Authoritarianism and rampant abuse of power
Imprisoning journalists and clamping down on opposition is worthy of drawing criticism. There is much to be concerned with the clamping down on freedom of speech, and imprisoning every writer who publishes even a sentence of opposition. Erdogan’s actions have caused much distress even among those closest to him within his party and has shaken many of the party faithful. However, while criticism within the AK Parti ‘family’ is deemed acceptable, these same individuals have rushed to Erdogan’s defence in the face of increasing criticism from Germany and the liberal West. It is easy to be baffled by this.

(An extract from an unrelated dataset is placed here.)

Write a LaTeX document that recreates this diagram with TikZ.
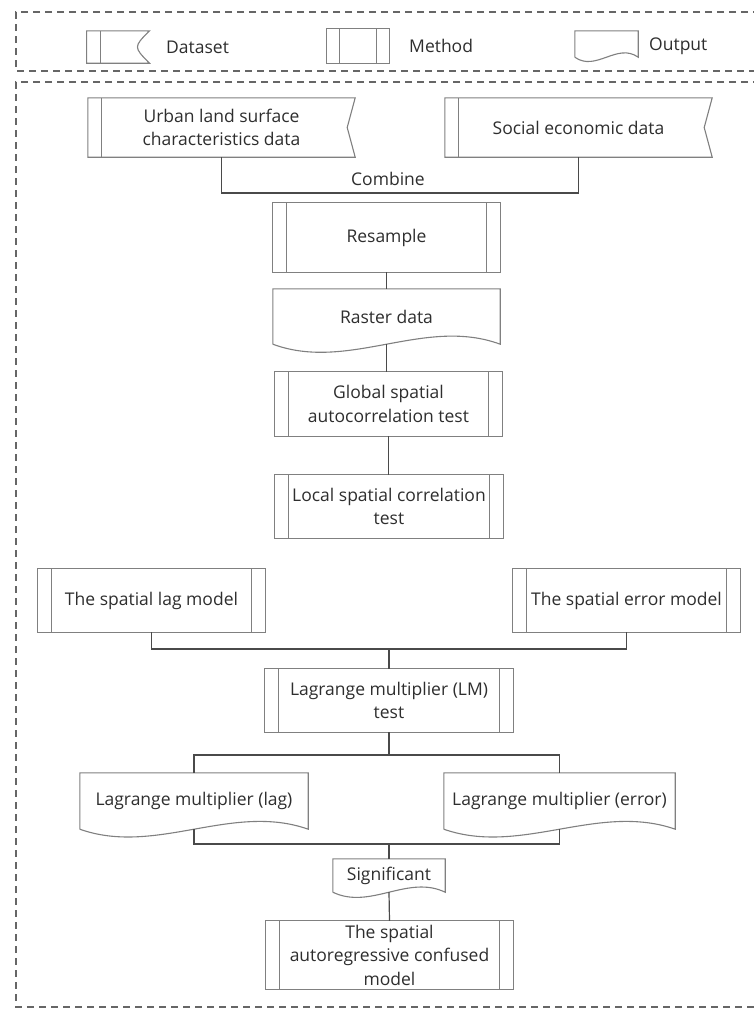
\documentclass[tikz,border=0pt]{standalone}
\usepackage{fontspec}
\setmainfont{Open Sans}
\usetikzlibrary{calc}
\definecolor{boxcol}{HTML}{808080}
\definecolor{linecol}{HTML}{4A4A4A}
\definecolor{txtcol}{HTML}{2E2E2E}
\definecolor{dashcol}{HTML}{666666}
\tikzset{
  txt/.style={font=\fontsize{17.5}{23.5}\selectfont, text=txtcol, align=center, inner sep=0pt},
  boxline/.style={draw=boxcol, line width=1.1pt},
  conn/.style={draw=linecol, line width=1.2pt},
  dashframe/.style={draw=dashcol, line width=1.1pt, dash pattern=on 7pt off 5pt},
  plainbox/.style={txt, rectangle},
}
\newcommand\methodshape[2]{%
  \draw[boxline] (#1.north west) rectangle (#1.south east);
  \draw[boxline] ([xshift=#2]#1.north west) -- ([xshift=#2]#1.south west)
    ([xshift=-#2]#1.north east) -- ([xshift=-#2]#1.south east);}
\newcommand\datashape[3]{%
  \draw[boxline] (#1.north west) -- (#1.north east) -- ([xshift=-#3]#1.east) -- (#1.south east) -- (#1.south west) -- cycle;
  \draw[boxline] ([xshift=#2]#1.north west) -- ([xshift=#2]#1.south west);}
\newcommand\outshape[2]{%
  \draw[boxline] (#1.south west) -- (#1.north west) -- (#1.north east) -- (#1.south east)
    .. controls ($(#1.south east)!0.3333!(#1.south west)+(0,-#2)$) and ($(#1.south east)!0.6667!(#1.south west)+(0,#2)$) .. (#1.south west);}
\begin{document}
\begin{tikzpicture}[x=1pt,y=-1pt]
\path[use as bounding box, clip] (0,0) rectangle (754,1012);
\fill[white] (0,0) rectangle (754,1012);
% frames
\draw[dashframe] (760,12) -- (16,12) -- (16,71) -- (760,71);
\draw[dashframe] (760,82) -- (16,82) -- (16,1007) -- (760,1007);
% legend
\node[plainbox, minimum width=62.5pt, minimum height=32pt] (legdata) at (118,47) {};
\draw[boxline] (legdata.north west) -- (legdata.north east) .. controls ([xshift=-16pt]legdata.east) .. (legdata.south east) -- (legdata.south west) -- cycle;
\draw[boxline] ([xshift=13.5pt]legdata.north west) -- ([xshift=13.5pt]legdata.south west);
\node[txt, anchor=west] (legdatatxt) at (166,47) {Dataset};
\node[plainbox, minimum width=62pt, minimum height=34pt] (legmeth) at (358,46) {};
\methodshape{legmeth}{13pt}
\node[txt, anchor=west] (legmethtxt) at (409,46) {Method};
\node[plainbox, minimum width=63pt, minimum height=26pt] (legout) at (606.5,44) {};
\outshape{legout}{15}
\node[txt, anchor=west] (legouttxt) at (649,46) {Output};
% main nodes
\node[plainbox, minimum width=267pt, minimum height=59pt] (urban) at (221.5,127.5) {Urban land surface\\characteristics data};
\datashape{urban}{14pt}{8pt}
\node[plainbox, minimum width=267pt, minimum height=59pt] (social) at (578.5,127.5) {Social economic data};
\datashape{social}{14pt}{8pt}
\node[txt] (combine) at (388,179) {Combine};
\node[plainbox, minimum width=227pt, minimum height=69pt] (resample) at (386.5,237.5) {Resample};
\methodshape{resample}{13.5pt}
\node[plainbox, minimum width=227pt, minimum height=55pt] (raster) at (386.5,316.5) {Raster data};
\outshape{raster}{28}
\node[plainbox, minimum width=227pt, minimum height=64pt] (global) at (388.5,404) {Global spatial\\autocorrelation test};
\methodshape{global}{13.5pt}
\node[plainbox, minimum width=228pt, minimum height=63pt] (local) at (389,506.5) {Local spatial correlation\\test};
\methodshape{local}{13.5pt}
\node[plainbox, minimum width=227pt, minimum height=63pt] (lagm) at (151.5,600.5) {The spatial lag model};
\methodshape{lagm}{13.5pt}
\node[plainbox, minimum width=227pt, minimum height=63pt] (errm) at (626.5,600.5) {The spatial error model};
\methodshape{errm}{13.5pt}
\node[plainbox, minimum width=248pt, minimum height=63pt] (lm) at (389,700.5) {Lagrange multiplier (LM)\\test};
\methodshape{lm}{13.5pt}
\node[plainbox, minimum width=228pt, minimum height=56pt] (lagout) at (194,801) {Lagrange multiplier (lag)};
\outshape{lagout}{27}
\node[plainbox, minimum width=231pt, minimum height=56pt] (errout) at (559.5,801) {Lagrange multiplier (error)};
\outshape{errout}{27}
\node[plainbox, minimum width=112pt, minimum height=33pt] (sig) at (389,875.5) {Significant};
\outshape{sig}{18}
\node[plainbox, minimum width=247pt, minimum height=68pt] (final) at (389.5,955) {The spatial\\autoregressive confused\\model};
\methodshape{final}{13.5pt}
% connectors
\coordinate (comb) at (388,193);
\draw[conn] (urban.south) |- (comb) -| (social.south);
\draw[conn] (resample.south) -- (raster.north);
\draw[conn] (raster.south) -- (raster.south |- global.north);
\draw[conn] (global.south) -- (global.south |- local.north);
\coordinate (mj) at (389,649);
\draw[conn] (lagm.south) |- (mj) -| (errm.south);
\draw[conn] (mj) -- (lm.north);
\coordinate (sp) at (389,755);
\draw[conn] (lm.south) -- (sp);
\draw[conn] (lagout.north) |- (sp) -| (errout.north);
\coordinate (jn) at (389,844);
\draw[conn] (lagout.south) |- (jn) -| (errout.south);
\draw[conn] (jn) -- (sig.north);
\draw[conn] (sig.south) -- (final.north);
\end{tikzpicture}
\end{document}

However, AK Parti members hit back forcefully at what they perceive as flagrant hypocrisy by referencing the continued high esteem in which Barack Obama continues to be held in the eyes of many liberals.
Obama exiled Snowden who exposed the NSA, rabidly chased Bradley Manning, left Guantanamo Bay open even while he knew torture was being conducted, extensively expanded the drones program, supported a military coup against the democratically-elected President Zelaya in Honduras, failed to punish the big banks, and left behind an America ripe for the election of Donald Trump. Yet he is still held in high regard.
If, despite all this, Obama can be considered to be good, then, according to AK Parti supporters and Erdogan sympathisers, surely applying a similar criteria to Erdogan can achieve the same conclusion.
After all, Erdogan warred with the PKK who pulled out of peace negotiations in favour of civil war, achieved rapid economic growth over 15 years, reeled back decades of brutal secular repression in Anatolia and Kurdish areas, ushered in an era of freedom (however relative it may be) not seen since the Republic’s founding, restored Kurdish language lessons in school, took in 3 million Syrian refugees and implemented work, health and education schemes to integrate them despite grumblings from his own base, and consistently won free and fair elections.
It is all a matter of perspective. Obama’s flaws are just as bad, if not worse than Erdogan. This reality leads many, including neutrals, to suggest there is more to liberal criticism of Erdogan than merely his faults; a racism of sorts and an aversion to all things religion than any sincere desire for rights, freedoms and justice in Turkey.
Islamists may criticise Erdogan. However, this is because they desire a more just rule in the Islamic sense reflective of the desires of the majority of the Turkish and Kurdish population. Erdogan’s policies have seen most sections of society improve. Even the ardent Kurdish nationalist will confess that economic improvements instigated by Erdogan in Kurdish areas dented appetite for a Kurdish state prior to 2013. Liberals, however, seek to return to the dark days of the tyranny of the minority where large sections of society remained under vigilant watch and subject to fierce repression. Whether these statements are true are irrelevant. What is clear, is that there are two very different perspectives; one that used to have hegemony and usurped power, and one that spent decades on the receiving end of hegemony and now seeks never to give up the new found hegemony to those who oppressed them. These sentiments have significantly influenced Turkish politics, and indeed Erdogan’s own survival.